Requirement: Without including any pictures, write out the listing below exactly.

===

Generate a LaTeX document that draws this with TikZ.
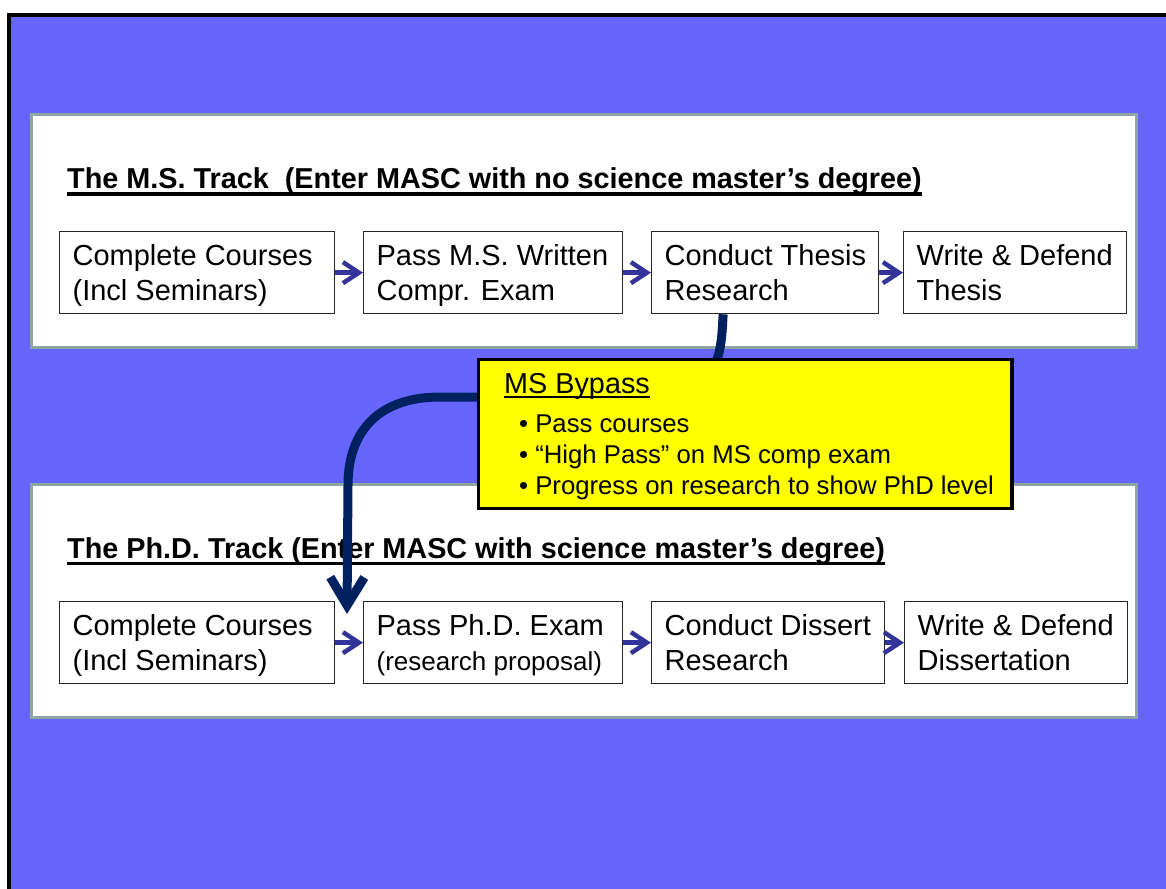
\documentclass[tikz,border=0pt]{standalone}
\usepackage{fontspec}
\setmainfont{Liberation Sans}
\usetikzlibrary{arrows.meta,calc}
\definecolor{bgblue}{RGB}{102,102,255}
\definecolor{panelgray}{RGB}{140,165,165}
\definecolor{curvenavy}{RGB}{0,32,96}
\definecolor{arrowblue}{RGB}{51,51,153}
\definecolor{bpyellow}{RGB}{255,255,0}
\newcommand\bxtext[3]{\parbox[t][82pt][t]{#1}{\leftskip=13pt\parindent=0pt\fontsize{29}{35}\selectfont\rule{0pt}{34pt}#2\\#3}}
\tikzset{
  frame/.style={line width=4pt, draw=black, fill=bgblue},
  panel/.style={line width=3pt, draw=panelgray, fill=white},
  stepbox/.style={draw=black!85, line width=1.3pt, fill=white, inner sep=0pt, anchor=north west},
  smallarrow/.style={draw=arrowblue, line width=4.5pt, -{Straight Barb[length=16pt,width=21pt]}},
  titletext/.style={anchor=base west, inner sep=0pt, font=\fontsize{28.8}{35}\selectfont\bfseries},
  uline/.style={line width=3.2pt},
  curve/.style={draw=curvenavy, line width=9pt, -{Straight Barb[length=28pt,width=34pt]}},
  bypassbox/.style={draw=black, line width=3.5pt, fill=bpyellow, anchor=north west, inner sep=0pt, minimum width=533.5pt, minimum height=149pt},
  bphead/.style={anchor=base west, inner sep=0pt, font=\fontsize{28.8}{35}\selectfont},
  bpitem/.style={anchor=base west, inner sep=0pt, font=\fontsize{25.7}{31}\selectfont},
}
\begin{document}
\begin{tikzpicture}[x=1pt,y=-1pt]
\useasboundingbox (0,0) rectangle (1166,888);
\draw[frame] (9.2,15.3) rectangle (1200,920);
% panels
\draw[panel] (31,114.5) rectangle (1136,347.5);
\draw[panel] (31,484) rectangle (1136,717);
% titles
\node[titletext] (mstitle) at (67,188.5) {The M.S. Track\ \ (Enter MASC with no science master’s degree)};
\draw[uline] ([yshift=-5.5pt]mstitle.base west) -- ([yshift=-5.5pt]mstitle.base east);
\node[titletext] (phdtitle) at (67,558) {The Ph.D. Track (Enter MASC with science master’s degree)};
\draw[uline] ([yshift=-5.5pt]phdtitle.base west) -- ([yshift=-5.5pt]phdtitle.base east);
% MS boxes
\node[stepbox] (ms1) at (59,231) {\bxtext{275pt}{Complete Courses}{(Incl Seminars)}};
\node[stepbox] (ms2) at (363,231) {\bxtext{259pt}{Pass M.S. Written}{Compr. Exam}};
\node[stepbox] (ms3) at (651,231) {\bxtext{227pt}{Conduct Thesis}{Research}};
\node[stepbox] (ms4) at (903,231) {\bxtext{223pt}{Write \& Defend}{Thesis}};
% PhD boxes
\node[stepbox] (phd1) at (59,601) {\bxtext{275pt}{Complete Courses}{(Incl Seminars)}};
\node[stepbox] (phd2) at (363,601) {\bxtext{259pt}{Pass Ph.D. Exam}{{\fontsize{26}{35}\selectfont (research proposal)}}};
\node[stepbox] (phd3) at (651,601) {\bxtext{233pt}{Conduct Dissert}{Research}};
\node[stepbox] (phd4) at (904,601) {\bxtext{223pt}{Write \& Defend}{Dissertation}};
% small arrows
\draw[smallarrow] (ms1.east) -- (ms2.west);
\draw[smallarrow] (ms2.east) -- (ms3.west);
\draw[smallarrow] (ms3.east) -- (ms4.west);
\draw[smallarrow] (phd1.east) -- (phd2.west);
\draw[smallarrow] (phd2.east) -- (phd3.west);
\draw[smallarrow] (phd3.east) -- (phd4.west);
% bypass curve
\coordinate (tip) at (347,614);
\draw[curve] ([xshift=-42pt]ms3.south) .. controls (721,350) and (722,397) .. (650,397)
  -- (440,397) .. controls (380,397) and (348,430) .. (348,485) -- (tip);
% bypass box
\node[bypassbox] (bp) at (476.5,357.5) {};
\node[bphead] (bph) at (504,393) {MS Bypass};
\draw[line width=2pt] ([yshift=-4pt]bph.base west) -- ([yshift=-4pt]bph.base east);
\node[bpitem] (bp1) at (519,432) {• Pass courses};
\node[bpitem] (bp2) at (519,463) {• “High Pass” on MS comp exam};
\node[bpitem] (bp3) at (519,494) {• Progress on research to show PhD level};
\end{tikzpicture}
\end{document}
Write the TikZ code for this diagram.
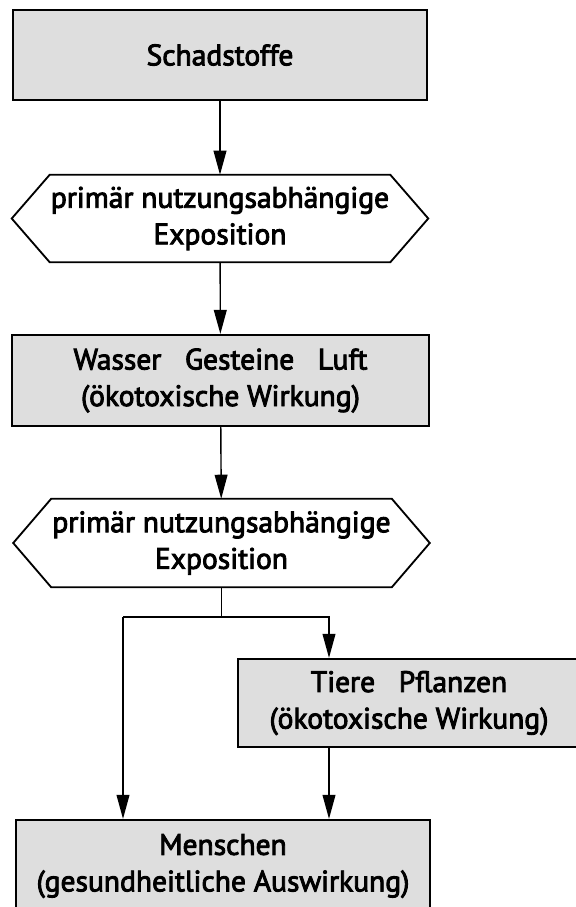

===

Result:
Generate a LaTeX document that draws this with TikZ.
\documentclass[tikz,border=0pt]{standalone}
\usepackage{fontspec}
\setmainfont{Liberation Sans}
\usetikzlibrary{arrows.meta,calc}
\definecolor{bgblue}{RGB}{102,102,255}
\definecolor{panelgray}{RGB}{140,165,165}
\definecolor{curvenavy}{RGB}{0,32,96}
\definecolor{arrowblue}{RGB}{51,51,153}
\definecolor{bpyellow}{RGB}{255,255,0}
\newcommand\bxtext[3]{\parbox[t][82pt][t]{#1}{\leftskip=13pt\parindent=0pt\fontsize{29}{35}\selectfont\rule{0pt}{34pt}#2\\#3}}
\tikzset{
  frame/.style={line width=4pt, draw=black, fill=bgblue},
  panel/.style={line width=3pt, draw=panelgray, fill=white},
  stepbox/.style={draw=black!85, line width=1.3pt, fill=white, inner sep=0pt, anchor=north west},
  smallarrow/.style={draw=arrowblue, line width=4.5pt, -{Straight Barb[length=16pt,width=21pt]}},
  titletext/.style={anchor=base west, inner sep=0pt, font=\fontsize{28.8}{35}\selectfont\bfseries},
  uline/.style={line width=3.2pt},
  curve/.style={draw=curvenavy, line width=9pt, -{Straight Barb[length=28pt,width=34pt]}},
  bypassbox/.style={draw=black, line width=3.5pt, fill=bpyellow, anchor=north west, inner sep=0pt, minimum width=533.5pt, minimum height=149pt},
  bphead/.style={anchor=base west, inner sep=0pt, font=\fontsize{28.8}{35}\selectfont},
  bpitem/.style={anchor=base west, inner sep=0pt, font=\fontsize{25.7}{31}\selectfont},
}
\begin{document}
\begin{tikzpicture}[x=1pt,y=-1pt]
\useasboundingbox (0,0) rectangle (1166,888);
\draw[frame] (9.2,15.3) rectangle (1200,920);
% panels
\draw[panel] (31,114.5) rectangle (1136,347.5);
\draw[panel] (31,484) rectangle (1136,717);
% titles
\node[titletext] (mstitle) at (67,188.5) {The M.S. Track\ \ (Enter MASC with no science master’s degree)};
\draw[uline] ([yshift=-5.5pt]mstitle.base west) -- ([yshift=-5.5pt]mstitle.base east);
\node[titletext] (phdtitle) at (67,558) {The Ph.D. Track (Enter MASC with science master’s degree)};
\draw[uline] ([yshift=-5.5pt]phdtitle.base west) -- ([yshift=-5.5pt]phdtitle.base east);
% MS boxes
\node[stepbox] (ms1) at (59,231) {\bxtext{275pt}{Complete Courses}{(Incl Seminars)}};
\node[stepbox] (ms2) at (363,231) {\bxtext{259pt}{Pass M.S. Written}{Compr. Exam}};
\node[stepbox] (ms3) at (651,231) {\bxtext{227pt}{Conduct Thesis}{Research}};
\node[stepbox] (ms4) at (903,231) {\bxtext{223pt}{Write \& Defend}{Thesis}};
% PhD boxes
\node[stepbox] (phd1) at (59,601) {\bxtext{275pt}{Complete Courses}{(Incl Seminars)}};
\node[stepbox] (phd2) at (363,601) {\bxtext{259pt}{Pass Ph.D. Exam}{{\fontsize{26}{35}\selectfont (research proposal)}}};
\node[stepbox] (phd3) at (651,601) {\bxtext{233pt}{Conduct Dissert}{Research}};
\node[stepbox] (phd4) at (904,601) {\bxtext{223pt}{Write \& Defend}{Dissertation}};
% small arrows
\draw[smallarrow] (ms1.east) -- (ms2.west);
\draw[smallarrow] (ms2.east) -- (ms3.west);
\draw[smallarrow] (ms3.east) -- (ms4.west);
\draw[smallarrow] (phd1.east) -- (phd2.west);
\draw[smallarrow] (phd2.east) -- (phd3.west);
\draw[smallarrow] (phd3.east) -- (phd4.west);
% bypass curve
\coordinate (tip) at (347,614);
\draw[curve] ([xshift=-42pt]ms3.south) .. controls (721,350) and (722,397) .. (650,397)
  -- (440,397) .. controls (380,397) and (348,430) .. (348,485) -- (tip);
% bypass box
\node[bypassbox] (bp) at (476.5,357.5) {};
\node[bphead] (bph) at (504,393) {MS Bypass};
\draw[line width=2pt] ([yshift=-4pt]bph.base west) -- ([yshift=-4pt]bph.base east);
\node[bpitem] (bp1) at (519,432) {• Pass courses};
\node[bpitem] (bp2) at (519,463) {• “High Pass” on MS comp exam};
\node[bpitem] (bp3) at (519,494) {• Progress on research to show PhD level};
\end{tikzpicture}
\end{document}
Write the TikZ code for this diagram.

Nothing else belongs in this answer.